The management of anesthesia in such patients remains a challenge because of the risk of right-sided heart failure. Recently, Stuart-Smith7 reported a case of uncemented bipolar hemiarthroplasty successfully performed under TAP block in a patient with severe cardiac dysfunction. TAP block has also been used successfully for various inguinal surgical procedures in several patients with heart failure.8 This technique provided unilateral analgesia of the entire abdominal wall with a single large bolus injection of local anesthetic.1 A TAP block was effective at blocking these 2 main branches of L1 and providing better pain control than that from conventional iliohypogastric/ilioinguinal nerve blocks, particularly with the ultrasound-guided technique.9 Yet Abdallah et al.10 reported that evidence supporting the use of the ultrasound-guided TAP block technique is limited and suggested that further studies with various surgical procedures involving the inguinal area should be conducted. In our case, cannulation of the femoral vessels was surgically performed and required perfect anesthesia of the femoral access site. To obtain sufficient analgesia in the inguinal region, we added an ultrasound-guided genitofemoral nerve block for the femoral component.

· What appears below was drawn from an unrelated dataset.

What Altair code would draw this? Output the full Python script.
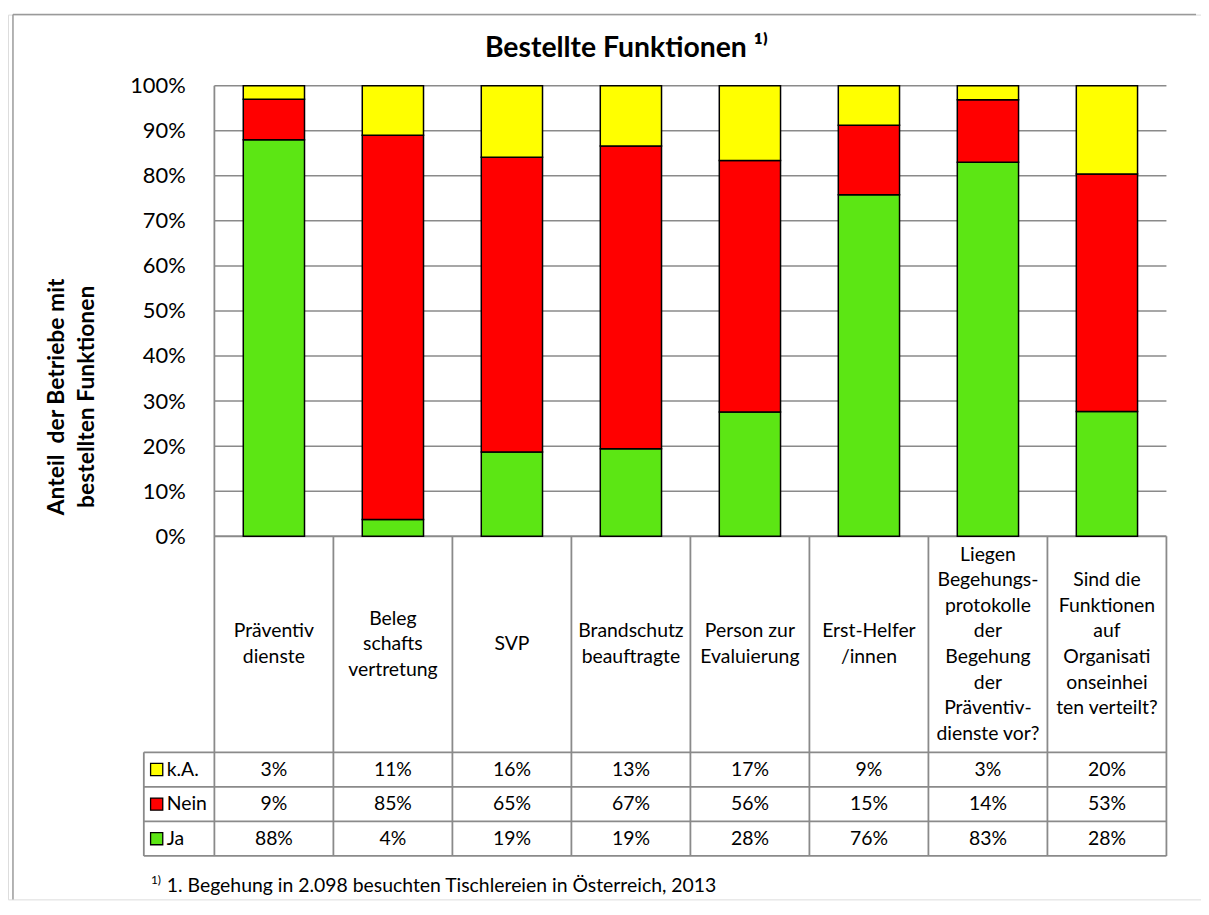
import altair as alt
import pandas as pd

# ---------------- data ----------------
categories = [
    "Präventiv\ndienste",
    "Beleg\nschafts\nvertretung",
    "SVP",
    "Brandschutz\nbeauftragte",
    "Person zur\nEvaluierung",
    "Erst-Helfer\n/innen",
    "Liegen\nBegehungs-\nprotokolle\nder\nBegehung\nder\nPräventiv-\ndienste vor?",
    "Sind die\nFunktionen\nauf\nOrganisati\nonseinhei\nten verteilt?",
]
series = ["k.A.", "Nein", "Ja"]
colors = ["#FFFF00", "#FF0000", "#5CE614"]
ja = [88.0, 3.7, 18.7, 19.4, 27.6, 75.8, 83.0, 27.7]
nein = [9.0, 85.3, 65.4, 67.2, 55.8, 15.4, 13.9, 52.7]
ka = [3.0, 11.0, 15.9, 13.4, 16.6, 8.8, 3.1, 19.6]
y_ticks = [0, 10, 20, 30, 40, 50, 60, 70, 80, 90, 100]
title_text = "Bestellte Funktionen ¹⁾"
y_title = ["Anteil \u00a0der Betriebe mit", "bestellten Funktionen"]
footnote_sup = "1)"
footnote = "1. Begehung in 2.098 besuchten Tischlereien in Österreich, 2013"

# ---------------- layout constants (data units) ----------------
HEADER_H = 47.95
ROW_H = 7.67
LINE_STEP = 5.67          # 25.7 px line spacing in y units
LEGEND_LEFT = -0.593
N = len(categories)
X_DOM = [-1.6925, 8.2487]
Y_DOM = [-80.60, 115.78]
FOOT_Y = -77.74
FONT = "Lato"
LINE = "#8a8a8a"
TS = 19.5                  # table font size

values = {"Ja": ja, "Nein": nein, "k.A.": ka}
stack_order = ["Ja", "Nein", "k.A."]

bar_rows, cell_rows, head_rows = [], [], []
for i, cat in enumerate(categories):
    base = 0.0
    for s in stack_order:
        v = values[s][i]
        bar_rows.append({"pos": i + 0.5, "series": s, "y0": base, "y1": base + v})
        base += v
    for r, s in enumerate(series):
        v = values[s][i]
        cell_rows.append({"pos": i + 0.5, "series": s,
                          "yc": -(HEADER_H + (r + 0.5) * ROW_H),
                          "label": f"{int(round(v))}%"})
    lines = cat.split("\n")
    n = len(lines)
    for k, ln in enumerate(lines):
        head_rows.append({"pos": i + 0.5, "line": ln,
                          "yc": -HEADER_H / 2 - (k - (n - 1) / 2) * LINE_STEP})
bars_df = pd.DataFrame(bar_rows)
cells_df = pd.DataFrame(cell_rows)
header_df = pd.DataFrame(head_rows)
legend_df = pd.DataFrame({"series": series,
                          "yc": [-(HEADER_H + (r + 0.5) * ROW_H) for r in range(len(series))]})
grid_df = pd.DataFrame({"y": y_ticks[1:]})

bottom = -(HEADER_H + len(series) * ROW_H)
hlines = [{"y": 0, "x0": 0, "x1": N}]
for r in range(len(series) + 1):
    hlines.append({"y": -(HEADER_H + r * ROW_H), "x0": LEGEND_LEFT, "x1": N})
hlines_df = pd.DataFrame(hlines)
vlines = [{"x": LEGEND_LEFT, "y0": -HEADER_H, "y1": bottom}, {"x": 0, "y0": 100, "y1": bottom}]
for i in range(1, N + 1):
    vlines.append({"x": i, "y0": 0, "y1": bottom})
vlines_df = pd.DataFrame(vlines)

xs = alt.Scale(domain=X_DOM, nice=False, zero=False)
ys = alt.Scale(domain=Y_DOM, nice=False, zero=False)
cs = alt.Scale(domain=series, range=colors)

yaxis = alt.Axis(
    values=y_ticks, labelExpr="datum.value + '%'", domain=False, ticks=False, grid=False,
    labelPadding=26, labelFontSize=22, labelFont=FONT, labelColor="black",
    offset=-204.3, title=y_title, titleFont=FONT, titleFontSize=23, titleFontWeight="bold",
    titleColor="black", titleX=-155, titleY=384, titleAlign="center", titleBaseline="middle",
    titleAngle=270, titleLineHeight=30,
)


def X(field=None, datum=None):
    if datum is not None:
        return alt.X(datum=datum, scale=xs, axis=None)
    return alt.X(field, scale=xs, axis=None)


def Y(field=None, datum=None):
    if datum is not None:
        return alt.Y(datum=datum, scale=ys, axis=yaxis)
    return alt.Y(field, scale=ys, axis=yaxis)


# ---------------- layers ----------------
border_left = alt.Chart().mark_rule(color="#9a9a9a", strokeWidth=1.5).encode(
    x=X(datum=X_DOM[0]), y=Y(datum=Y_DOM[0]), y2=alt.datum(Y_DOM[1]),
)
border_top = alt.Chart().mark_rule(color="#9a9a9a", strokeWidth=1.5).encode(
    x=X(datum=X_DOM[0]), x2=alt.datum(X_DOM[1]), y=Y(datum=Y_DOM[1]),
)

grid = alt.Chart(grid_df).mark_rule(color=LINE, strokeWidth=1.5).encode(
    x=X(datum=0), x2=alt.datum(N), y=Y("y:Q"),
)

bars = alt.Chart(bars_df).mark_bar(size=61.6, stroke="black", strokeWidth=1.5).encode(
    x=X("pos:Q"), y=Y("y0:Q"), y2="y1:Q",
    color=alt.Color("series:N", scale=cs, legend=None),
)

hl = alt.Chart(hlines_df).mark_rule(color=LINE, strokeWidth=1.8).encode(
    x=X("x0:Q"), x2="x1:Q", y=Y("y:Q"),
)
vl = alt.Chart(vlines_df).mark_rule(color=LINE, strokeWidth=1.8).encode(
    x=X("x:Q"), y=Y("y0:Q"), y2="y1:Q",
)

header = alt.Chart(header_df).mark_text(
    font=FONT, fontSize=TS, baseline="middle", align="center", color="black"
).encode(x=X("pos:Q"), y=Y("yc:Q"), text="line:N")

cells = alt.Chart(cells_df).mark_text(
    font=FONT, fontSize=TS, baseline="middle", align="center", color="black"
).encode(x=X("pos:Q"), y=Y("yc:Q"), text="label:N")

leg_sq = alt.Chart(legend_df).mark_square(size=150, stroke="black", strokeWidth=1.3, opacity=1).encode(
    x=X(datum=LEGEND_LEFT + 0.108), y=Y("yc:Q"),
    color=alt.Color("series:N", scale=cs, legend=None),
)
leg_tx = alt.Chart(legend_df).mark_text(
    font=FONT, fontSize=TS, baseline="middle", align="left", dx=23, color="black"
).encode(x=X(datum=LEGEND_LEFT), y=Y("yc:Q"), text="series:N")

foot_sup = alt.Chart().mark_text(
    font=FONT, fontSize=12, baseline="middle", align="left", dy=-7, color="black"
).encode(x=X(datum=-0.533), y=Y(datum=FOOT_Y), text=alt.value(footnote_sup))
foot = alt.Chart().mark_text(
    font=FONT, fontSize=19.5, baseline="middle", align="left", color="black"
).encode(x=X(datum=-0.400), y=Y(datum=FOOT_Y), text=alt.value(footnote))

chart = alt.layer(
    border_left, border_top, grid, hl, vl, bars, header, cells, leg_sq, leg_tx, foot_sup, foot
).properties(
    width=1200, height=890,
    padding={"left": 0, "top": 4, "right": 0, "bottom": 0},
    autosize="none",
    title=alt.Title(title_text, font=FONT, fontSize=28.5, fontWeight="bold", color="black",
                    anchor="middle", frame="group", baseline="middle", offset=-63, dx=22),
).configure_view(strokeWidth=0, stroke="transparent").configure(background="white")

chart.save("out.html", embed_options={"renderer": "svg", "actions": False})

The technique was easy and consisted of delivering local anesthetic solution laterally to the femoral artery, between the inguinal ligament and the fascia iliaca. This terminal branch, from the upper part of the lumbar plexus, passes through the psoas major muscle and divides laterally to the external iliac artery. Its genital and femoral branches are not blocked with conventional TAP block, which may have been responsible for previous reports of anesthesia failure.11
In summary, this case report suggests that ultrasound-guided TAP block with blockade of the femoral component of the genitofemoral nerve can be used for anesthesia in patients undergoing femoral arteriovenous implantation of ECLS. This strategy provided suitable analgesia of the inguinal region compatible with the management of a patient with severe heart failure and at risk of death under general anesthesia. Because of inconsistent results from comparative studies using the TAP block approach,10 we suggest that further research should be conducted in randomized trials comparing the 2 anesthesia strategies for these high-risk patients.